Data Understanding: The data currently has the transaction level data, where each row represents a particular order made on the online store. There are 24 attributes related to each such transaction. The “Market” attribute has 7-factor levels representing the geographical market sector that the customer belongs to. The “Segment” attribute represents the 3 segment that the customer belongs to. You will find the complete data dictionary for the dataset from the link below. Data Dictionaryfile_download Download Data preparation: You would need to first segment the whole dataset into the 21 subsets based on the market and the customer segment level. Next, comes the most important data preparation step. That is to convert the transaction-level data into a time series. Thus, you would need to aggregate the 3 attributes - Sales, Quantity & Profit, over the Order Date to arrive at monthly values for these attributes. Once, you arrive at these 3 time series for each of the 21 segments, we need to find the 5 most profitable and consistently profitable segments. For this, the metric that you can use is the coefficient of variation of the Profit for all 21 market segments.
Model building: Once you arrive at the 5 most profitable segment, the next challenge is to forecast the sales and quantity for the next 6 months. You have already learnt about the different time series models that you can use for forecasting. The step-by-step process that you can follow are:- Plot the time series for sales/quantity. Smoothen the series using any of the smoothing techniques. This would help you identify the trend/seasonality component. Now, run a regression model using feature engineering, by identifying the features that can best model the series. Now predict the values of the series using this model and build a new series from the difference between the original and the predicted series. This residual series should be close to pure noise. Carry out auto.arima fit to confirm this. If the auto.arima fit shows still some significant p,d,q parameters, then try the regression with some different features. Even after repeated attempt, if you are unable to get rid of the p,d,q parameters in auto.arima, it means that the series has significant autoregressive component and cannot be captured by regression alone. In such a case, proceed with the ARMA/ARIMA technique on the original series itself. Come up with the optimal values of p,d,q to improve the model.

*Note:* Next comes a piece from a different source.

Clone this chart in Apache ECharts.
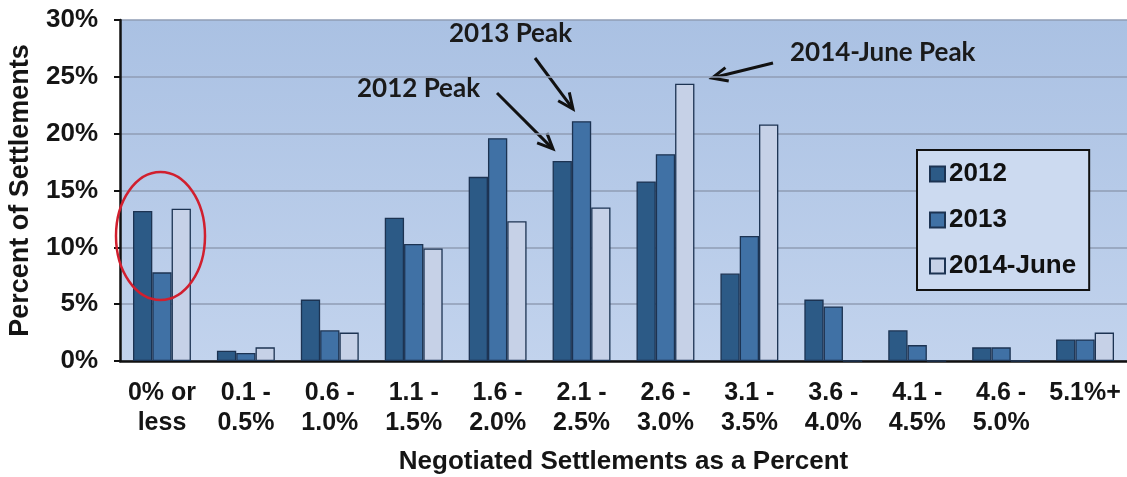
<!DOCTYPE html>
<html>
<head>
<meta charset="utf-8">
<style>
  html, body { margin: 0; padding: 0; background: #ffffff; }
  #chart { width: 1127px; height: 477px; }
</style>
<script src="https://cdn.jsdelivr.net/npm/echarts@6/dist/echarts.min.js"></script>
</head>
<body>
<div id="chart"></div>
<script>
// ---- Data ----
const categories = ['0% or\nless', '0.1 -\n0.5%', '0.6 -\n1.0%', '1.1 -\n1.5%', '1.6 -\n2.0%', '2.1 -\n2.5%',
                    '2.6 -\n3.0%', '3.1 -\n3.5%', '3.6 -\n4.0%', '4.1 -\n4.5%', '4.6 -\n5.0%', '5.1%+'];
const seriesNames = ['2012', '2013', '2014-June'];
const values2012 = [13.2, 0.9, 5.4, 12.6, 16.2, 17.6, 15.8, 7.7, 5.4, 2.7, 1.2, 1.9];
const values2013 = [7.8, 0.7, 2.7, 10.3, 19.6, 21.1, 18.2, 11.0, 4.8, 1.4, 1.2, 1.9];
const values2014 = [13.4, 1.2, 2.5, 9.9, 12.3, 13.5, 24.4, 20.8, 0, 0, 0, 2.5];
const yTicks = [0, 5, 10, 15, 20, 25, 30];
const annotations = ['2013 Peak', '2012 Peak', '2014-June Peak'];

const colors = ['#2c5a86', '#4071a5', '#c6d1e7'];
const barBorder = '#1c3352';
const sansFont = '"Liberation Sans", Arial, sans-serif';
const calibriLike = 'Lato, "Open Sans", sans-serif';

function arrow(x1, y1, x2, y2) {
  const a = Math.atan2(y2 - y1, x2 - x1), L = 17, w = 0.42;
  const p1 = [x2 - L * Math.cos(a - w), y2 - L * Math.sin(a - w)];
  const p2 = [x2 - L * Math.cos(a + w), y2 - L * Math.sin(a + w)];
  return {
    type: 'group',
    z: 100,
    children: [
      { type: 'line', shape: { x1: x1, y1: y1, x2: x2 - 2 * Math.cos(a), y2: y2 - 2 * Math.sin(a) },
        style: { stroke: '#111', lineWidth: 3 } },
      { type: 'polyline', shape: { points: [p1, [x2, y2], p2] },
        style: { stroke: '#111', lineWidth: 3, fill: null, lineJoin: 'miter' } }
    ]
  };
}

const chart = echarts.init(document.getElementById('chart'), null, { renderer: 'canvas' });

const mkSeries = (name, data, color) => ({
  name: name,
  type: 'bar',
  data: data,
  barGap: '0%',
  barCategoryGap: '31%',
  itemStyle: { color: color, borderColor: barBorder, borderWidth: 1.3 },
  emphasis: { disabled: true },
  animation: false
});

chart.setOption({
  animation: false,
  grid: {
    left: 120, right: 0, top: 20, bottom: 116,
    containLabel: false,
    outerBoundsMode: 'none',
    show: true,
    borderWidth: 0,
    backgroundColor: new echarts.graphic.LinearGradient(0, 0, 0, 1, [
      { offset: 0, color: '#aac1e3' },
      { offset: 1, color: '#c2d3ed' }
    ])
  },
  legend: {
    orient: 'vertical',
    left: 917, top: 150,
    padding: [11, 13, 11, 12],
    itemGap: 20,
    itemWidth: 15, itemHeight: 15,
    icon: 'rect',
    backgroundColor: '#ccdaf0',
    borderColor: '#111',
    borderWidth: 2,
    borderRadius: 0,
    textStyle: { fontFamily: sansFont, fontWeight: 'bold', fontSize: 26, color: '#111', padding: [0, 0, 0, -1] },
    data: seriesNames
  },
  xAxis: {
    type: 'category',
    data: categories,
    axisTick: { show: false },
    axisLine: { show: true, lineStyle: { color: '#111', width: 2.5 } },
    axisLabel: {
      interval: 0,
      margin: 17,
      fontFamily: sansFont, fontWeight: 'bold', fontSize: 25, lineHeight: 30, color: '#151515'
    },
    name: 'Negotiated Settlements as a Percent',
    nameLocation: 'middle',
    nameGap: 88,
    nameTextStyle: { fontFamily: sansFont, fontWeight: 'bold', fontSize: 26, color: '#151515' }
  },
  yAxis: {
    type: 'value',
    min: yTicks[0], max: yTicks[yTicks.length - 1], interval: yTicks[1] - yTicks[0],
    axisLine: { show: true, lineStyle: { color: '#111', width: 2.5 } },
    axisTick: { show: true, length: 6, lineStyle: { color: '#111', width: 2 } },
    axisLabel: {
      margin: 22,
      formatter: '{value}%',
      fontFamily: sansFont, fontWeight: 'bold', fontSize: 26, color: '#151515'
    },
    splitLine: { show: true, lineStyle: { color: '#8f9db4', width: 1.5 } },
    name: 'Percent of Settlements',
    nameLocation: 'middle',
    nameRotate: 90,
    nameGap: 86,
    nameTextStyle: { fontFamily: sansFont, fontWeight: 'bold', fontSize: 27, color: '#151515' }
  },
  series: [
    mkSeries(seriesNames[0], values2012, colors[0]),
    mkSeries(seriesNames[1], values2013, colors[1]),
    mkSeries(seriesNames[2], values2014, colors[2])
  ],
  graphic: [
    { type: 'ellipse', shape: { cx: 160.5, cy: 236, rx: 44.5, ry: 64 },
      style: { fill: null, stroke: '#d11f2e', lineWidth: 2.5 }, z: 100 },
    { type: 'text', x: 449, y: 34, z: 100,
      style: { text: annotations[0], font: 'bold 26px ' + calibriLike, fill: '#1a1a1a', textVerticalAlign: 'middle' } },
    { type: 'text', x: 357, y: 89, z: 100,
      style: { text: annotations[1], font: 'bold 26px ' + calibriLike, fill: '#1a1a1a', textVerticalAlign: 'middle' } },
    { type: 'text', x: 790, y: 53, z: 100,
      style: { text: annotations[2], font: 'bold 26px ' + calibriLike, fill: '#1a1a1a', textVerticalAlign: 'middle' } },
    arrow(535, 58, 573, 109),
    arrow(497, 93, 553, 149),
    arrow(773, 63, 712, 78)
  ]
});
</script>
</body>
</html>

Model evaluation: Once you come up with a satisfactory model, the next step would be to forecast the sales/demand for next 6 months using this model. To test the accuracy of your forecast, you must initially separate out the last 6 months values from your dataset, after aggregating the transaction level data into the monthly data. Then check your 6 months forecast using the out-of-sample figures. The parameter that you can use is the MAPE.